▸ Aim:
Reproduce exactly, and only, the lines of the material below running from the line bearing "Recreate this image" through the line bearing "const pointLabelY = [-0.27, 0.55, 3.15];". Leave any pictures out.

....

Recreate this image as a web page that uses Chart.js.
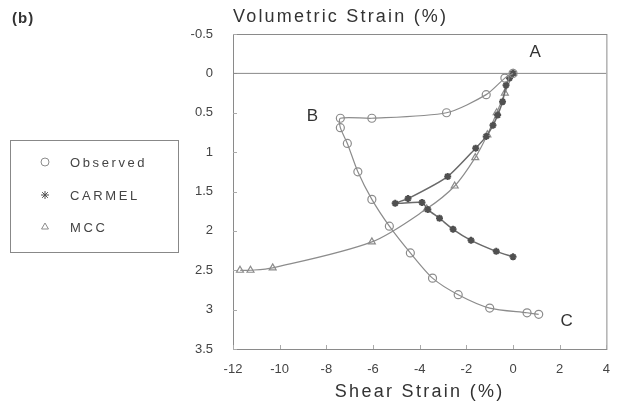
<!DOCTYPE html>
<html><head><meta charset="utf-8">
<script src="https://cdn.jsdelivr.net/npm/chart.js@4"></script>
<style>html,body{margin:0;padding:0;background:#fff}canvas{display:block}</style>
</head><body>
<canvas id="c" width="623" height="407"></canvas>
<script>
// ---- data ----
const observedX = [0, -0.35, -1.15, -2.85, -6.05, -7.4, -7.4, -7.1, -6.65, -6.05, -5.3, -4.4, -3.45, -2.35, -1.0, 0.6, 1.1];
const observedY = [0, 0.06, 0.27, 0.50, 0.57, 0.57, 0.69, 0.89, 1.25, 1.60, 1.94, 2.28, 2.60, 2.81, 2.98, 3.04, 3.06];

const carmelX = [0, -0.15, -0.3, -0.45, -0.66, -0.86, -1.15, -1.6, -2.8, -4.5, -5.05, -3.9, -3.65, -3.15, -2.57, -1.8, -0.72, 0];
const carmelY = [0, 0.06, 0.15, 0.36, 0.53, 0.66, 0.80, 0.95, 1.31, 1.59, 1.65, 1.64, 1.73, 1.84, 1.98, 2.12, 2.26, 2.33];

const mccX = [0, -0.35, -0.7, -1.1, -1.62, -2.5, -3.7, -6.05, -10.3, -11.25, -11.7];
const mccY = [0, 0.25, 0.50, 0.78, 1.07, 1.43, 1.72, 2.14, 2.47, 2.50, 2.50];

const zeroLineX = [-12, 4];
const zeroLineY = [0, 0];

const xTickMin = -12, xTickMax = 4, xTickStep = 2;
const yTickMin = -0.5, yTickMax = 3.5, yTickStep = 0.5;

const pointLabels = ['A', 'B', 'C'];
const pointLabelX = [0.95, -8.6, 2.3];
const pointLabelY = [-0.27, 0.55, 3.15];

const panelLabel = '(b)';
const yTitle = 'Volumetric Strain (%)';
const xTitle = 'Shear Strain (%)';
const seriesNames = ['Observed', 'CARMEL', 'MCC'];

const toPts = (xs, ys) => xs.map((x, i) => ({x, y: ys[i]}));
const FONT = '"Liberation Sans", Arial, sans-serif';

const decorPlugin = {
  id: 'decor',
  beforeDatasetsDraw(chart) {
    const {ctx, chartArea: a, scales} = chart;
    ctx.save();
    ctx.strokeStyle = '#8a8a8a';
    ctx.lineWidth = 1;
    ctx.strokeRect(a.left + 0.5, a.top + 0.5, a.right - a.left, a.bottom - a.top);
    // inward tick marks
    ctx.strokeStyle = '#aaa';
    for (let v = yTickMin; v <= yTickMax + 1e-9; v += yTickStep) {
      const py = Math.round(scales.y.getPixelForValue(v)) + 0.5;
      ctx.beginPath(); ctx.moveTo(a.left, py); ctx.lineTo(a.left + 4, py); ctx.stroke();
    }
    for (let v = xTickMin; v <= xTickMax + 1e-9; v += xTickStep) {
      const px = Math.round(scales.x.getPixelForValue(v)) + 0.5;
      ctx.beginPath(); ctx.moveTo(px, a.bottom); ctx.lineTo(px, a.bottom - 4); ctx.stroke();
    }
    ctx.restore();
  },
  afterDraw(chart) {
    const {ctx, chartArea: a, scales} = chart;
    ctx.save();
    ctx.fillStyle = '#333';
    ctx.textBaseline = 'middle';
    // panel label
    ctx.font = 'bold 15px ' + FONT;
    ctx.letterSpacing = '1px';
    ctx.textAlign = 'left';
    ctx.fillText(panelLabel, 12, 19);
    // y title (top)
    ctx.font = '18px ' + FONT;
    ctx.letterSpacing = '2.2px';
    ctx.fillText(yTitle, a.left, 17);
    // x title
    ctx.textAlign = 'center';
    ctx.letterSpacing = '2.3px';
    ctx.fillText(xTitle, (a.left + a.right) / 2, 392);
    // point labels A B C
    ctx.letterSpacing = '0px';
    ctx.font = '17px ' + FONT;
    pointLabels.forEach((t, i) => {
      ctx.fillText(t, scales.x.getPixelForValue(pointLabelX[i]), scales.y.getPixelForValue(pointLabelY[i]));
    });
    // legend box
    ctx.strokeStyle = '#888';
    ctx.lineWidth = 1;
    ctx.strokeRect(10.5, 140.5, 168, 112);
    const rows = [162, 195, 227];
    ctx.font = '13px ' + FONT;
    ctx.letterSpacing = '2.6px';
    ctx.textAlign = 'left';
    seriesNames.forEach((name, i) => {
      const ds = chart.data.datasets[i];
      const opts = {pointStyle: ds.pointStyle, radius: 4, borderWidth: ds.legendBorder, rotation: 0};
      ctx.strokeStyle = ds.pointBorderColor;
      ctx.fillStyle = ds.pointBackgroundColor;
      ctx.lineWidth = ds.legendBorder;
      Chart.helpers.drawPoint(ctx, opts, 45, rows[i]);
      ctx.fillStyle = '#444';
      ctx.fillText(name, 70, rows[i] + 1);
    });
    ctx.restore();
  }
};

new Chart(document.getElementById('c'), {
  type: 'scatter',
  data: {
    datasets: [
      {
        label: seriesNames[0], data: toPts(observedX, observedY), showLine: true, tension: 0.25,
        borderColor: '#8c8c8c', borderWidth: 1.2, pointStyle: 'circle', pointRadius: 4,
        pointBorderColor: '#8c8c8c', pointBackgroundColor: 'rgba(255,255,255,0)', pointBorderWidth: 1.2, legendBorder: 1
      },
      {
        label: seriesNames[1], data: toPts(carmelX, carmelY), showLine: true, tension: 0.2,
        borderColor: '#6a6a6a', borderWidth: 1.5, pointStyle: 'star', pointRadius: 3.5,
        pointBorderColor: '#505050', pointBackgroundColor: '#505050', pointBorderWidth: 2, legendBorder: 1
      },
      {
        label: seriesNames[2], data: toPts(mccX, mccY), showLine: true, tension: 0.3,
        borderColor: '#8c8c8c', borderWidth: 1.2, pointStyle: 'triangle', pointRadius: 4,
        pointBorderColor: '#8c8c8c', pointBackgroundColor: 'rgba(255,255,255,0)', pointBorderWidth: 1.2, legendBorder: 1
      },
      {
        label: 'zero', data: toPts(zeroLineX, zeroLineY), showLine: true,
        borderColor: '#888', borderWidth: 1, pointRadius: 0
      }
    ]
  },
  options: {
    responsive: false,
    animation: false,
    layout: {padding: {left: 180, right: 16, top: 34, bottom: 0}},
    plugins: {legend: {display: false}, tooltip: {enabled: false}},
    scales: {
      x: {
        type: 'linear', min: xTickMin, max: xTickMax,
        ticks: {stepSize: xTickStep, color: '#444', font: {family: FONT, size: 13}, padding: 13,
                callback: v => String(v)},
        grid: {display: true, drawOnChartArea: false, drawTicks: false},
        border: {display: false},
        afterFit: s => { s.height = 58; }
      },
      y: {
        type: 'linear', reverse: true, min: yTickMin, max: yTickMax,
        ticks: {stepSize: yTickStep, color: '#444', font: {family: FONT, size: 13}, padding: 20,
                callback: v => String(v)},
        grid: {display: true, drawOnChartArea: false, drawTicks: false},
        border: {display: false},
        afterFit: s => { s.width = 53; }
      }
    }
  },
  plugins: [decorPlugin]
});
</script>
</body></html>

....

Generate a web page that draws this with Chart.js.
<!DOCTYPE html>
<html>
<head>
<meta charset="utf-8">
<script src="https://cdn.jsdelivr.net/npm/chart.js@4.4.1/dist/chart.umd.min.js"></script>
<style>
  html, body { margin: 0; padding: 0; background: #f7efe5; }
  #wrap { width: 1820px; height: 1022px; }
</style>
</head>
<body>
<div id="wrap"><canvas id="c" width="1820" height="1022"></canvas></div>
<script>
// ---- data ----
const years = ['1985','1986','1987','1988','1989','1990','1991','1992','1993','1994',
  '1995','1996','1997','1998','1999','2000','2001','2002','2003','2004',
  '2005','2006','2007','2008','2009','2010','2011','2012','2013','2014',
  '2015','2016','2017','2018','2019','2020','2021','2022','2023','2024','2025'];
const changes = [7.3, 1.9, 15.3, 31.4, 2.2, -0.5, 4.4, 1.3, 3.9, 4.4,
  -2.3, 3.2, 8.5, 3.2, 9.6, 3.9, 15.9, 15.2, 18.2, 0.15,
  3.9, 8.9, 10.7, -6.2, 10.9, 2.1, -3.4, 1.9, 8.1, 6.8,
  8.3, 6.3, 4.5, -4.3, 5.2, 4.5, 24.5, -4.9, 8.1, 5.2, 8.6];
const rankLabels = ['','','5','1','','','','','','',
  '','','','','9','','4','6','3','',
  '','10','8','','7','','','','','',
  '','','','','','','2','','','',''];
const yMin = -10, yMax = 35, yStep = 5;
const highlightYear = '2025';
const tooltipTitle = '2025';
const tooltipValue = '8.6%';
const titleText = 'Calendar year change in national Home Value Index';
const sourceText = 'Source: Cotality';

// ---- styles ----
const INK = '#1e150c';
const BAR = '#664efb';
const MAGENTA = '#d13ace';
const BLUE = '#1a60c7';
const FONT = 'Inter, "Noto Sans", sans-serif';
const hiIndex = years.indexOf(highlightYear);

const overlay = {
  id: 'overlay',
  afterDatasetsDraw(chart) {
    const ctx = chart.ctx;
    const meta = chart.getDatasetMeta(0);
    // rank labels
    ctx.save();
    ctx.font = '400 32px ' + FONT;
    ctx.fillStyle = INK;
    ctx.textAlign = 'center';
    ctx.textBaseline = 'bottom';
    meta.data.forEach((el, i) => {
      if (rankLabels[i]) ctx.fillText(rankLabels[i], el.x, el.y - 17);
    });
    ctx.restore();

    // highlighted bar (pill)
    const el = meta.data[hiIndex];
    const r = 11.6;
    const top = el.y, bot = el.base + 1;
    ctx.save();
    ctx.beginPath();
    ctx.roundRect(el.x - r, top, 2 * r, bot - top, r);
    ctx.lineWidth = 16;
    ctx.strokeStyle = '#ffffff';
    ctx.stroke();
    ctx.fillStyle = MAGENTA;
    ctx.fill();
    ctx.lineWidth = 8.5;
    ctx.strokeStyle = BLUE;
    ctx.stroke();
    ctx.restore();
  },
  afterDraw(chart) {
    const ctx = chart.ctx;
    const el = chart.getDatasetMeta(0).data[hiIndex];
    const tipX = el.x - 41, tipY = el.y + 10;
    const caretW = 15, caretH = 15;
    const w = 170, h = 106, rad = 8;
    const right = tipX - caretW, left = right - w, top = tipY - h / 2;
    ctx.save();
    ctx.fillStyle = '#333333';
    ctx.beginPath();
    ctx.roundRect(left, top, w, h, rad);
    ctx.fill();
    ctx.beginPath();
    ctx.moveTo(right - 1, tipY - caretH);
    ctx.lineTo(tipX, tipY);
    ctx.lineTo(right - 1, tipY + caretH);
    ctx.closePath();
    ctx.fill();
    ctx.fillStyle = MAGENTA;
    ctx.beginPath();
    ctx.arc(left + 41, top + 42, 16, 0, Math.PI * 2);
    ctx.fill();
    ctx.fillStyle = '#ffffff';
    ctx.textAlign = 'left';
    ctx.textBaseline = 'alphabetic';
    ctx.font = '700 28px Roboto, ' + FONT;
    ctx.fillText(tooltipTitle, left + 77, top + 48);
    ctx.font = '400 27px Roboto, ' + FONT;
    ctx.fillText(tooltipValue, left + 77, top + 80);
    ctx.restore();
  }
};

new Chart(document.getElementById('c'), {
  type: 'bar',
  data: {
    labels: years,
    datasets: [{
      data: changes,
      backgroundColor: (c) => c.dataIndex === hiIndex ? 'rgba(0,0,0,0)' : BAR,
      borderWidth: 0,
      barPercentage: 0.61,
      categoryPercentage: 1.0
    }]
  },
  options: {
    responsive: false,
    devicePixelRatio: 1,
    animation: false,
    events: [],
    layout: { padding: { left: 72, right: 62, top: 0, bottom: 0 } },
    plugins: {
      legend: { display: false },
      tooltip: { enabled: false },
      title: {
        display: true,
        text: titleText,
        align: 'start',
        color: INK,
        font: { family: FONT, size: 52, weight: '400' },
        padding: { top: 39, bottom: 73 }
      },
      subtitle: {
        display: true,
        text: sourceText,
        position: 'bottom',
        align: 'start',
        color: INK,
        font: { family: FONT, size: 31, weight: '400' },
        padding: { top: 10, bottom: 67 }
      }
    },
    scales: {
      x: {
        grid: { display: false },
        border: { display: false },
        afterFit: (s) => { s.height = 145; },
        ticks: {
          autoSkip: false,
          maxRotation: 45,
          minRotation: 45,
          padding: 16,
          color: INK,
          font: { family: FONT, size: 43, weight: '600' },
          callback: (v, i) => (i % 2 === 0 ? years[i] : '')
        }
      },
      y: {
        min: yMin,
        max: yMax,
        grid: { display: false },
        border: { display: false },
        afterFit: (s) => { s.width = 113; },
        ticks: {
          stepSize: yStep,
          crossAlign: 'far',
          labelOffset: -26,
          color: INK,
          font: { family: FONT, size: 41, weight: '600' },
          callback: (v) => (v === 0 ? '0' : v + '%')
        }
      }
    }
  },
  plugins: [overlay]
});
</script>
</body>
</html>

....

▸ The completed task:
Recreate this image as a web page that uses Chart.js.
<!DOCTYPE html>
<html><head><meta charset="utf-8">
<script src="https://cdn.jsdelivr.net/npm/chart.js@4"></script>
<style>html,body{margin:0;padding:0;background:#fff}canvas{display:block}</style>
</head><body>
<canvas id="c" width="623" height="407"></canvas>
<script>
// ---- data ----
const observedX = [0, -0.35, -1.15, -2.85, -6.05, -7.4, -7.4, -7.1, -6.65, -6.05, -5.3, -4.4, -3.45, -2.35, -1.0, 0.6, 1.1];
const observedY = [0, 0.06, 0.27, 0.50, 0.57, 0.57, 0.69, 0.89, 1.25, 1.60, 1.94, 2.28, 2.60, 2.81, 2.98, 3.04, 3.06];

const carmelX = [0, -0.15, -0.3, -0.45, -0.66, -0.86, -1.15, -1.6, -2.8, -4.5, -5.05, -3.9, -3.65, -3.15, -2.57, -1.8, -0.72, 0];
const carmelY = [0, 0.06, 0.15, 0.36, 0.53, 0.66, 0.80, 0.95, 1.31, 1.59, 1.65, 1.64, 1.73, 1.84, 1.98, 2.12, 2.26, 2.33];

const mccX = [0, -0.35, -0.7, -1.1, -1.62, -2.5, -3.7, -6.05, -10.3, -11.25, -11.7];
const mccY = [0, 0.25, 0.50, 0.78, 1.07, 1.43, 1.72, 2.14, 2.47, 2.50, 2.50];

const zeroLineX = [-12, 4];
const zeroLineY = [0, 0];

const xTickMin = -12, xTickMax = 4, xTickStep = 2;
const yTickMin = -0.5, yTickMax = 3.5, yTickStep = 0.5;

const pointLabels = ['A', 'B', 'C'];
const pointLabelX = [0.95, -8.6, 2.3];
const pointLabelY = [-0.27, 0.55, 3.15];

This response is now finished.